Since that session I’ve been able to reflect on that moment and conclude that I’ve not been 100% in alignment with the reality of my own capabilities and those of my sons over the last few years, which has only served to set us both up for failure time and again, as my expectations have been too high and I’ve been asking too much from us both.

These revelations of capacity were discussed with my sister and it was one of the most healing and comforting conversations I’ve had since Ollie was born. I finally felt like I was being real with myself and it felt so unbelievably liberating. I no longer had to hide behind a façade of coping, trying and failing.

Why am I sharing this intimate story with you, well because I hope that someone will read it and resonate with that façade and may feel inspired to drop it in favour of a more honest look at what life looks like and how to cope and thrive within it.

We all want to live what’s considered a “normal” life, we are encouraged to do so, to join in an and participate. We are especially celebratory of children and adults with Down syndrome who achieve things in mainstream life, so it’s understandable that mums and parents like me might feel ashamed when simple day to day tasks and pleasurable activities are a struggle to achieve. We rarely talk about it do we, preferring to battle on and keep trying.

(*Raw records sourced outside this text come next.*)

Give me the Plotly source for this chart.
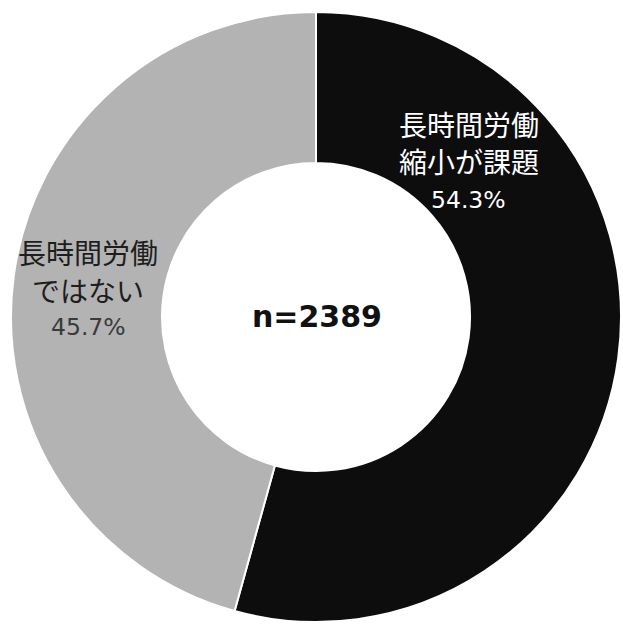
import plotly.graph_objects as go

labels = ["長時間労働縮小が課題", "長時間労働ではない"]
label_lines = [["長時間労働", "縮小が課題"], ["長時間労働", "ではない"]]
values = [54.3, 45.7]
colors = ["#0d0d0d", "#b3b3b3"]
center_text = "n=2389"

W, H = 623, 628
cx, cy, R = 316, 317, 305  # pixel center (from top) and radius

fig = go.Figure(go.Pie(
    labels=labels,
    values=values,
    hole=0.505,
    sort=False,
    direction="clockwise",
    rotation=0,
    textinfo="none",
    hoverinfo="label+percent",
    marker=dict(colors=colors, line=dict(color="#ffffff", width=2)),
    domain=dict(x=[(cx - R) / W, (cx + R) / W],
                y=[(H - cy - R) / H, (H - cy + R) / H]),
    showlegend=False,
))

font_jp = "Noto Sans CJK JP"
font_num = "DejaVu Sans"

def px(x, y):
    return x / W, 1 - y / H

annotations = []
label_pos = [(469, [124, 161, 200]), (88, [252, 290, 327])]
text_colors = [("#ffffff", "#ffffff"), ("#1e1e1e", "#3a3a3a")]
for i, (lx, ys) in enumerate(label_pos):
    lines = label_lines[i] + [f"{values[i]:.1f}%"]
    for j, (line, ly) in enumerate(zip(lines, ys)):
        is_pct = j == len(lines) - 1
        x, y = px(lx, ly)
        annotations.append(dict(
            x=x, y=y, xref="paper", yref="paper", showarrow=False,
            text=line, xanchor="center", yanchor="middle",
            font=dict(family=font_num if is_pct else font_jp,
                      size=23.5 if is_pct else 28,
                      color=text_colors[i][1] if is_pct else text_colors[i][0]),
        ))

x, y = px(317, 316)
annotations.append(dict(
    x=x, y=y, xref="paper", yref="paper", showarrow=False,
    text=f"<b>{center_text}</b>", xanchor="center", yanchor="middle",
    font=dict(family=font_num, size=30, color="#111111"),
))

fig.update_layout(
    width=W, height=H,
    margin=dict(l=0, r=0, t=0, b=0),
    paper_bgcolor="#ffffff",
    plot_bgcolor="#ffffff",
    annotations=annotations,
)

fig.write_html("out.html")
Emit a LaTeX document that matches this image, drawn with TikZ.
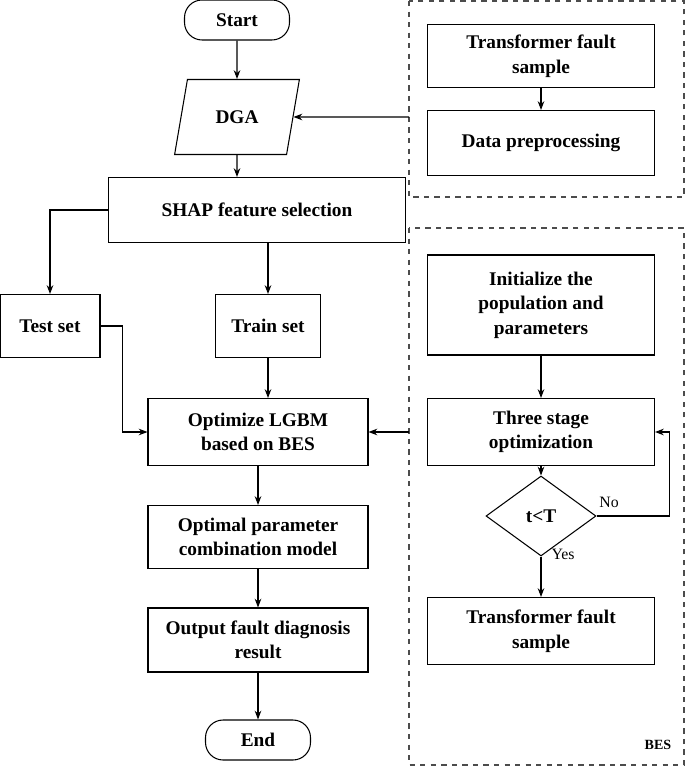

I’m sure some of you reading this will know what if feels like to not have the strength to leave the house sometimes, because it’s just too hard, or made excuses not to go to a party or event, even the shops or local park. I wouldn’t want anyone to feel ashamed about that, or a failure because you’re not and neither is your child, it’s just circumstances and they can and will change over time and with the right intervention.

I’m going to try not going to compare myself with other parents or families at this time, that will only make me feel bad and stimulate a desire to fix myself and my son in order to be more like the parents and kids who do manage to do things that we currently struggle to do. I’m also not interested in other people’s advice, unless I ask for it, especially if the advice is “just go”. We will work this out as a family and whatever the outcome, it will be the right one for all of us.

I shall try and stay with my truth, his truth and know that it will change, that’s the one certainty in life and if one door closes because it’s not the right time, or not in the best interests of everyone involved, then another one will open that is more in alignment. These truths are not easy to accept and the desire to ignore and override them is tempting, especially when you want something so badly, like a trip overseas.

For now I will focus on the positive, what we CAN do and how rich and blessed are lives are in every single way. Never say never, just be in the now and who knows what magic and mystery awaits around the corner. It may not look like a regular person’s life and we may have to do things more slowly and in our own quirky way but if that’s what works for now and we’re happy and not feeling under pressure, well that’s all that really matters isn’t it?